Recently, an assistant district attorney sent me 2,700 pages of “discovery” relating to a client’s criminal matter. Reviewing the voluminous information to sift apart important information from what was superfluous, I realized that this is a process we all undertake in this age of mass and indiscriminate communication.
Of course, our task is less intimidating if our objective is to navigate our day-to-day lives focused on the mundane. However, looming beyond our everyday routine lay critical choices involving, among other things, the very direction of our lives. Questions that concern our educational and career goals, our family and where we want to live are all decisions that require that we identify what is truly important. Beyond these choices, we are also free to join the greatest thinkers in history and ask ultimate questions about ourselves and our place in the universe. That endeavor is part perplexing, part satisfying, but always exciting. Whatever our goal is—it is always vital that we develop methods of thinking that allow us to utilize our brains to the maximum, avoiding faulty thinking which is so rampant in the modern era.
In several of my recent columns, I have alluded to the search method, modeling, and scientific testing as tried and true techniques to help us think more clearly. Today I would like to share with you practices that we can adopt which were utilized to perfection by some of the more noteworthy minds of all time. They can be broken down into basic steps that will help us get to where we want to go.
When confronted with a difficult question whether it is philosophical, scientific or otherwise:
1) Break the problem down into simpler components. Sir Isaac Newton and Rene Descartes preached this method and used it successfully. So if you are completely stuck, simplify it by building a model. Galileo was a master at this. The Wright brothers used a miniature wind tunnel to develop their theory of aviation. The principle here is the power of simple abstraction, a thinking-tool whose introduction to western thought can be credited to Plato.
2) Once we have our components, look for patterns. One of my graduate school professors aptly described mathematics as the study of patterns. The same can be true for any systematic analysis of any issue. Patterns, patterns, patterns.
3) Think systematically about what you have observed. Aristotle is the father of this method; in thinking itself, he saw structure. As a result, he is credited with the introduction of what we call logic today. Statistics, probability and decision theory are all offshoots of this approach.
4) Put your conclusion to the test. Professor Liz Kraus taught one of my favorite courses in graduate school on Philosopher Charles Sanders Pierce. Pierce believed, and I agree, that science is the only self-correcting human endeavor. In the same vein, famous philosopher and science critic, Karl Popper, suggested that it is the falsifiable aspect of scientific theories that makes them believable. A good scientist takes risks. If a theory is valid, it will withstand the scrutiny of any test. Both Galileo and Newton were famous for taking risks and their extensive experimentations conferred on them significant respect and credibility in the scientific community.

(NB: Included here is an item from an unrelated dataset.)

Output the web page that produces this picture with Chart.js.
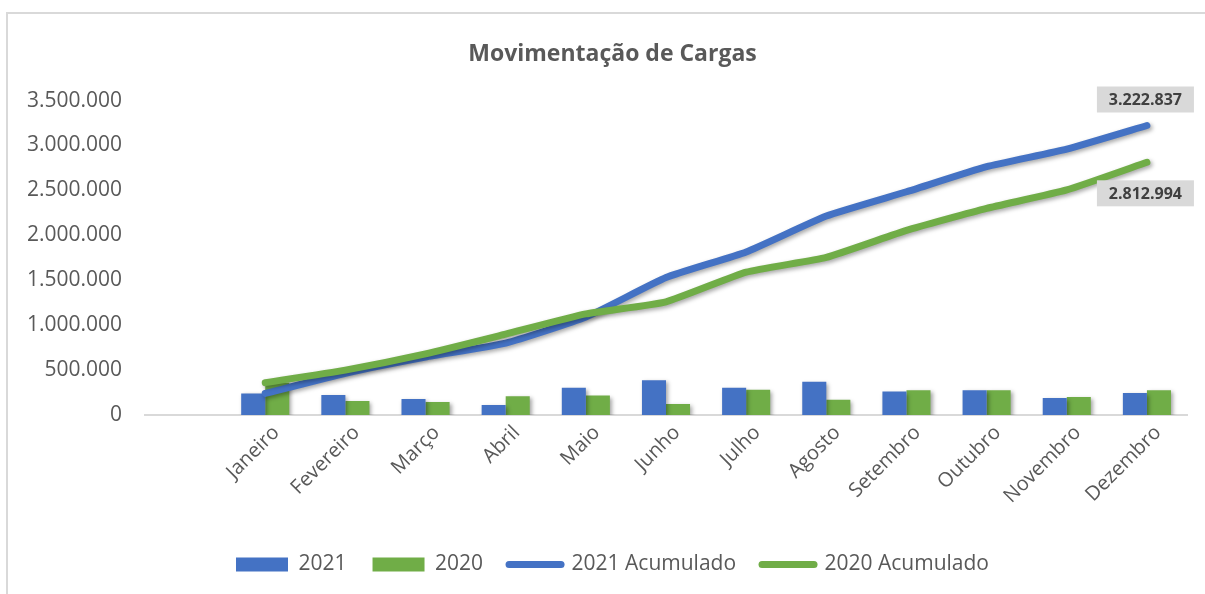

5) Think socially but avoid its pitfalls. Every philosopher and scientist operates within a social and cultural milieu. The most obvious example is Thomas Hobbes whose political philosophy was greatly influenced by the fears he developed in life. In addition, Plato’s dialogues display a very compelling consciousness of the social aspects of thinking. Conversely, there are great societal threats to straight thinking. As a result of their willingness to think for themselves, Socrates was put to death and Galileo nearly suffered the same fate before retracting his ideas to save his own life. Even in these modern times, scientists have been fired from their jobs for recognizing findings adverse to the views presently politically favored.
6) Be creative. This is the most difficult attribute to acquire since we are naturally influenced by those who have gone before us. The best example of someone who was able to do this is Albert Einstein. His visualization of principles violating strongly held scientific “laws” spawned a theory, which not only passed the falsifiable test but also opened our eyes to a new and astounding view of the relationship between space and time. It must be noted that, in conjunction with our ability to “think outside the box,” is our willingness to commit ourselves to a process of careful calculation.
7) Creative processes take time. We need to allow our ideas to “ruminate.” Descartes once observed, “those who travel slowly may yet make far greater progress than those who run.” Some of the more advanced corporations allow their employees one day a week to work on something entirely on their own. As I alluded to earlier, we are bombarded daily with a stream of information and that very fact has collateral consequences. How do we think meaningfully when our world is full of useless noise? Sometimes, it is a long ride to work that affords us the only time we will have to ponder important issues. We shouldn’t have to endure long commutes or wait for a retirement that may never happen to give ourselves the block of peaceful time required for real conceptual exploration.
It is my hope that these reasoning “tips” gleaned from the great minds of history will assist us in improving our thinking methodology as we seek to answer questions about our particular lives and, more generally, about our place in the universe.